Adding value to existing clients – and instilling confidence in new clients that you will be able to do so – is far more important than the actual words you use to describe the process involved. However, what these two sets of words have in common is the ability to help us identify these important priorities for every marketer and digital marketing agency today. The priorities that will ensure that your marketing mix is right for your target audience and today’s digital and increasingly mobile world.

If we had to break all the above down into our own essential P’s of marketing we would probably come up with the following five:

Passion

This was mentioned above but we don’t think it goes far enough. For truly outstanding UX you and your people need to be passionate about your product or service – and your customers. You need to do everything that you can to delight them at all times. But to stand out from the rest you need to engender that same passion in your customers.

We’re not just talking about reviews here – though good reviews are brilliant to have on your website and other local and social pages. But to have passionate and involved customers interacting with your brand across all channels can really give your business the edge. So you need the right people at your end that will provide superior and consistent customer service.

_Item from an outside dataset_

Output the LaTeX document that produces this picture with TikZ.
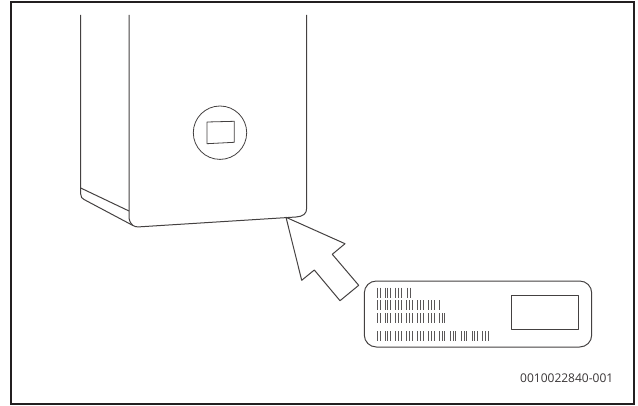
\documentclass[tikz,border=0pt]{standalone}
\usepackage{fontspec}
\setmainfont{Open Sans}
\definecolor{frameblack}{HTML}{231F20}
\tikzset{
    outline/.style={draw=frameblack!85, line width=0.75pt, line join=round},
    thinline/.style={draw=frameblack!85, line width=0.6pt, line join=round},
    barcode/.style={draw=frameblack!75, line width=0.7pt},
    figno/.style={font=\fontsize{9}{11}\selectfont, text=frameblack!90, inner sep=0pt},
}
% one row of the label: top y, list of groups of strokes
\newcommand{\barrow}[2]{%
  \foreach \gx/\gn in {#2} {
    \foreach \k in {1,...,\gn} {
      \draw[barcode] ({\gx+(\k-1)*2.7},#1) -- ({\gx+(\k-1)*2.7},#1+10);
    }
  }
}
\begin{document}
\begin{tikzpicture}[x=0.75pt,y=-0.75pt]
\useasboundingbox (0,0) rectangle (638,406);
% frame
\draw[draw=frameblack, line width=1.6pt] (11,2) rectangle (634,404);
% appliance
\draw[outline] (80.7,15) -- (80.7,194) .. controls (80.7,197) and (82,198.5) .. (84,199.5) -- (132,225) .. controls (134,226.5) and (136,227) .. (140,226.8) -- (296,217) .. controls (303,216.5) and (306.7,214) .. (306.7,208) -- (306.7,15);
\draw[outline] (129,15) -- (129,216) .. controls (129,220) and (130,223) .. (133,225.5);
\draw[outline] (80.7,188) -- (129,211);
\draw[thinline] (220,132.7) circle (26.7);
\draw[thinline] (207,122) -- (234.3,121.3) -- (234.3,142.3) -- (207,143.7) -- cycle;
% arrow
\draw[outline] (286,217.3) -- (345,243.7) -- (332.3,254.3) -- (358.7,285.3) -- (340,300.7) -- (314.3,270) -- (301.7,280.3) -- cycle;
% label
\draw[outline, rounded corners=9pt] (364.3,281) rectangle (591.7,347);
\draw[thinline] (511.3,295.3) rectangle (578.7,329.7);
\barrow{287.5}{377.3/2,385/3,395.9/3,407.3/2}
\barrow{300}{377.3/2,385/3,395.9/3,406.8/3,417.7/3,428.6/3,439.5/1}
\barrow{313}{377.3/2,385/3,395.9/3,406.8/3,417.7/3,428.6/3,439.5/3}
\barrow{331}{377.3/2,385/3,395.9/3,406.8/3,417.7/3,428.6/3,439.5/3,450.4/3,461.3/3,472.2/3,482.6/3}
\node[figno, anchor=base east] (figlabel) at (613.5,382.5) {0010022840-001};
\end{tikzpicture}
\end{document}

But you also need to give your voluntary marketers – your customers – every opportunity to collaborate and participate: to give you time, energy and ideas – and wherever possible to take ownership. Your customers can be deeply involved in contributing to either making you hugely successful or a complete PR disaster by their passion either for or against you.

Personalisation

These days you need to get personal with your customers. We don’t mean those hale and hearty emails that are mass-produced but just scatter the customer’s name throughout – and just come across as cheesy. But tailored content that targets groups of customers can be incredibly effective. Our recent article How to Create a Buzz with Ephemeral Content explored the benefits of making your content very relevant and specific, even if this means having to update it on a daily basis. But you need to target and communicate with your customers in a personalised and engaging way. If you don’t, you can be sure that your competition will.

Persistence

There’s a lot of truth in the old saying “If at first you don’t succeed, try try try again”. Don’t give up on existing or potential customers if they don’t respond to a particular campaign: try something else. Make sure you listen to feedback – especially as there are now so many different ways to gather this. Listen to what your customers are saying and give them what they want.

If this means that you need to tweak your product or service then so be it: don’t doggedly hold on to a set way of doing things because that’s what you’ve always done. You need to get to the stage where you are one step ahead of the consumer rather than lagging behind. You need to get into their heads and anticipate their needs even before they realise them themselves.

Pervasion

Pervasion is the process of being either present or perceived everywhere. For the marketer or digital marketing agency this applies not just to your ‘product or service but even more so to the visibility of your message. Our recent article Does Branding Still Matter? explored the importance of creating a more interactive, responsive and agile type of branding so that you appear at the right time in the right place.

The key consideration again is to understand your target audience. Then make sure not only that your product or service is positioned in the channel that is most accessible to that audience but also that your message is coming across loud and clear on the platforms that they are most likely to use .

Perfection

We started these 5P’s with passion and it seems fitting to end with perfection. This should be your aim. You may not achieve it but another old saying to remember is “If you aim low and miss you won’t be disappointed”. So aim high! Always do the very best you can.

This applies to your product or service itself and to every aspect of your service and interaction with customers. Remember that consumers now have access to immediate communication and have increasingly high expectations of you. Don’t give them any grounds to be disappointed , and if things do go wrong make it your personal mission to resolve them fully and ensure that they do not recur.

Whichever version of the P’s of marketing floats your boat, it is essential to move with the times rather than sticking to rigid – and perhaps outdated – ways of working. By all means develop your own procedures and protocols, but always ensure that they are customer centric and able to be flexible to keep you ahead of the game rather than living in the past.